In the original edition of Cigars of the Pharaoh, published in black-and-white in the 1930s, de Figueira claims to have left Europe due to the Great Depression and the fact that there was little competition off the coast of Arabia.

Tintin later discovered that the ship was smuggling weapons to warring Arab tribes and informed Rastapopoulos, whom he had recently met and misguidedly believed to be well-intentioned.

In the original edition of Cigars of the Pharaoh, the gang of drug smugglers that Tintin confronts are also engaged in smuggling weapons to warring Arabs (a newspaper article implies that it was a major issue at the time). When they meet on the film set, Rastapopoulos tells Tintin that he has been asked by people in high places to look out for smugglers and asks him to search the ship, which he does when the crew is ashore. In the edition most commonly available today, the weapons are found by chance when Snowy chases the ship's cat into the hold.

There is no direct indication in either edition that de Figueira was involved in the arms smuggling; but at the meeting of the gang's hooded leaders, one of them (presumably the Arab colonel) claims to have disposed of the captain of the sailing ship and "his Portuguese second-in-command", though he also claims that Tintin is dead, unaware that he is attending the meeting in disguise. The fates of the captain and the Portuguese are not mentioned in the later colourised edition most commonly available today.

[edit] Shopkeeper

Oliveira de Figueira eventually set up shop in Wadesdah, capital of the Kingdom of Khemed. Tintin came across him many years after their initial encounter, in Land of Black Gold and found him to be a shopkeeper and retailer/supplier to most of the local dignitaries.

On the promise that Tintin would arrange for him to become the supplier to Emir Ben Kalish Ezab, de Figueira agreed to help Tintin infiltrate the residence of Dr. J.W. Müller, where Tintin rescued the Emir's kidnapped son and exposed his operation to disrupt oil supplies. De Figueira's gift of gab proved invaluable as he was able to keep Müller's men occupied with an unending and extremely moving story about the origins of his "nephew", the disguised Tintin, who searched the residence in the meantime.

Oliveira de Figueira made a third appearance in The Red Sea Sharks, set in the mid-1950s. Khemed was now under the rule of Sheikh Bab El Ehr, an enemy of both the Emir and Tintin. De Figueira sheltered Tintin and Captain Haddock from the Sheikh's soldiers, and informed them of the political events that led to the Emir's deposal. He also arranged for them to contact the Emir and escape the city undetected, as they had a price on their heads. This escape involved them dressing up as veiled women and carrying water jugs on their heads, though this involved a whole day's worth of practice, thus destroying Oliveira's entire stock.
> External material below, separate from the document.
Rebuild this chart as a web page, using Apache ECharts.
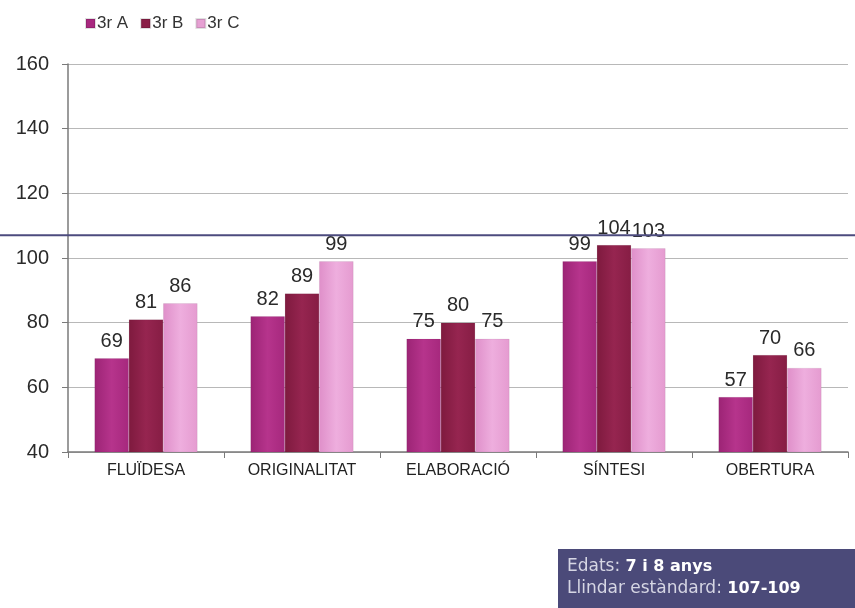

He was one of the people to send Haddock greetings in The Castafiore Emerald when the press wrongly reported his engagement to Bianca Castafiore.

[edit] Other Versions

In the first Portuguese edition of Cigars of the Pharaoh, published by O Papagaio, he was from Spain, fleeing the Spanish Civil War.

He was incorrectly named Oliveira da Figueira in his initial appearances. For The Red Sea Sharks Hergé changed his name to the correct Portuguese spelling of Oliveira de Figueira.